His main concern is the socioeconomic impact this form of speculative trading can have on everyday Canadians. He also likened it to gambling, which has documented social and economic harms such as debt, ruined relationships and mental health issues.
“A lot of Canadians are living paycheque to paycheque. The cost of living keeps going up,” Bureaud said, while also noting that prediction markets don’t add “real value” to the economy like capital markets do.
“And so, to provide easy access to people to place bets on these prediction contracts is troubling and worrisome.”
He’s particularly concerned about Wealthsimple facilitating prediction market trading, given its relatively young and self-directed client base. Wealthsimple declined an interview request, saying it will share more information on this topic on April 30.

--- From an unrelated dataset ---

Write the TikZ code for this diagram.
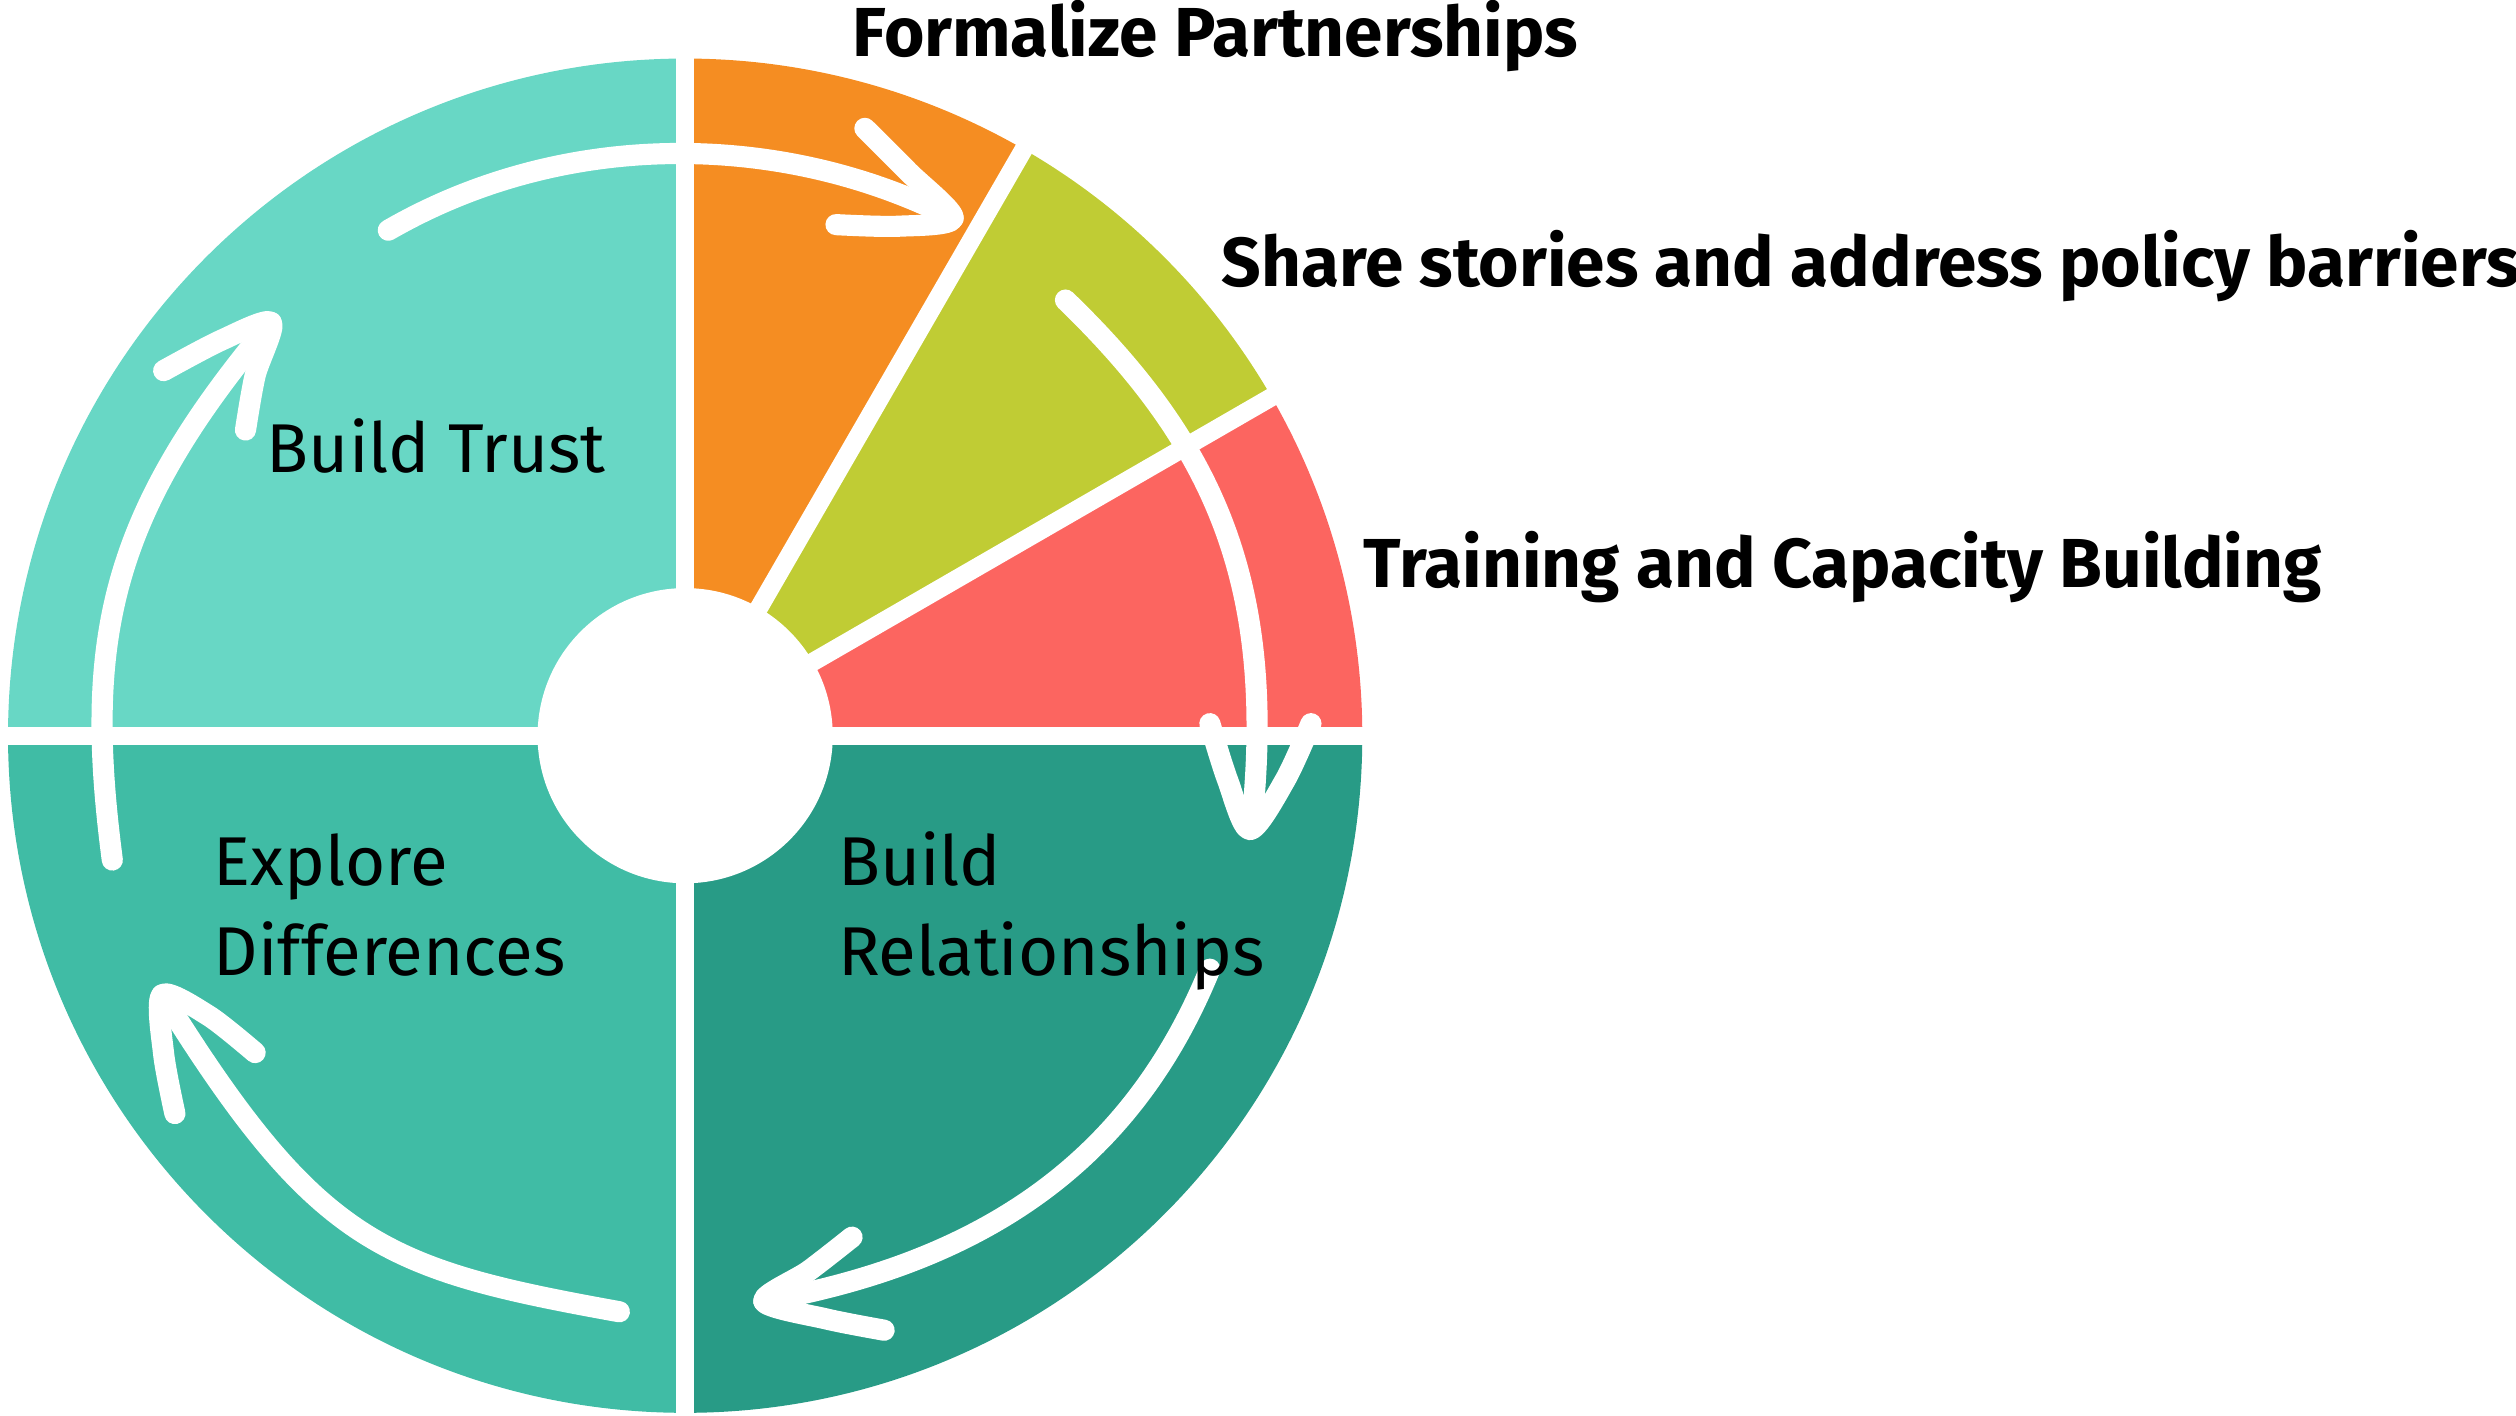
\documentclass[tikz,border=0pt]{standalone}
\usepackage{fontspec}
\setmainfont{Fira Sans}
\usetikzlibrary{positioning}
\definecolor{trustcolor}{RGB}{104, 215, 197}
\definecolor{explorecolor}{RGB}{64, 188, 165}
\definecolor{relatecolor}{RGB}{40, 155, 134}
\definecolor{formalcolor}{RGB}{245, 141, 34}
\definecolor{sharecolor}{RGB}{192, 204, 52}
\definecolor{traincolor}{RGB}{252, 101, 96}

\begin{document}
\begin{tikzpicture}[
    x=0.02cm, y=0.02cm,
    gap/.style={white, line width=6.5pt},
    loop/.style={white, line width=7.5pt, line cap=round, line join=round},
    phase/.style={anchor=base west, inner sep=0pt, align=left, font=\fontsize{24.5}{31.9}\selectfont},
    tag/.style={anchor=base west, inner sep=0pt, font=\fontsize{24.6}{29}\selectfont\bfseries}
]
    \useasboundingbox (0,0) rectangle (1568,882);
    \coordinate (c) at (427,423.5);

    % Wedges
    \fill[trustcolor] (c) -- ++(90:422) arc[start angle=90, end angle=180, radius=422] -- cycle;
    \fill[explorecolor] (c) -- ++(180:422) arc[start angle=180, end angle=270, radius=422] -- cycle;
    \fill[relatecolor] (c) -- ++(270:422) arc[start angle=270, end angle=360, radius=422] -- cycle;
    \fill[traincolor] (c) -- ++(0:422) arc[start angle=0, end angle=30, radius=422] -- cycle;
    \fill[sharecolor] (c) -- ++(30:422) arc[start angle=30, end angle=60, radius=422] -- cycle;
    \fill[formalcolor] (c) -- ++(60:422) arc[start angle=60, end angle=90, radius=422] -- cycle;

    % White gaps and hub
    \foreach \a in {0, 30, 60, 90, 180, 270}
        \draw[gap] (c) -- ++(\a:430);
    \node[circle, fill=white, inner sep=0pt, minimum size=3.68cm] (hub) at (c) {};

    % Cycle arrows
    \draw[loop] (242,738.5) .. controls (352,802) and (488,800) .. (594,746);
    \draw[loop] plot[smooth] coordinates {(539,802) (566,775) (594,746) (560,741) (521,742)};

    \draw[loop] (664,695) .. controls (757.5,604.6) and (795.7,517.2) .. (780,368);
    \draw[loop] plot[smooth] coordinates {(754,431) (765,396) (779,365) (801,396) (817,431)};

    \draw[loop] (754,278) .. controls (708.6,166.9) and (623.7,97.1) .. (476,71);
    \draw[loop] plot[smooth] coordinates {(531,111) (504,90) (476,71) (515,60) (551,53)};

    \draw[loop] (386,64.5) .. controls (239,91) and (198,106) .. (101,262);
    \draw[loop] plot[smooth] coordinates {(159,226) (130,249) (101,262) (102,225) (109,188)};

    \draw[loop] (70,346) .. controls (52,483.4) and (68,561) .. (169,681);
    \draw[loop] plot[smooth] coordinates {(102,651) (138,670) (169,681) (159,648) (153,614)};

    % Phase labels
    \node[phase] (trust) at (166,587.4) {Build Trust};
    \node[phase] (explore) at (133,274) {Explore\\Differences};
    \node[phase] (relate) at (522,274) {Build\\Relationships};

    % Outside labels
    \node[tag] (formal) at (531,847) {Formalize Partnerships};
    \node[tag] (share) at (761,703.7) {Share stories and address policy barriers};
    \node[tag] (train) at (849.5,515.6) {Training and Capacity Building};
\end{tikzpicture}
\end{document}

“It’s Wealthsimple. It’s about as Main Street as you can go,” Bureaud said.
“And most retail investors, especially do-it-yourself investors, don’t really engage in hedging strategies. In fact, most of them don’t even engage in portfolio strategies or asset allocation strategies.”
Pereira raised similar concerns: “It’s like they’re hell bent on giving Millennials everything they need to destroy their financial security,” noting that Wealthsimple targets a demographic “that is at foundational levels of establishment of their wealth.”
To address concerns of this nature, Interactive Brokers only allows investors aged 21 and older to trade forecast contracts, Bernier said. It remains to be seen whether other firms will have similar age restrictions for their forecast contracts in Canada.
CIRO also said it works “closely with firms to ensure they have the safeguards and controls needed to support safe and compliant trading.”
The regulator added, “We encourage investors to understand how event contracts work, including the risks, fees and potential outcomes, and to consider whether they are appropriate for their own circumstances.”
But the regulators’ wait-and-see approach isn’t allaying industry concerns.
“It’s not the role of a regulator to play Judge Judy on morality,” Pereira said. “We have to be deeply concerned by things that have a negative, detrimental impact to the people we serve.”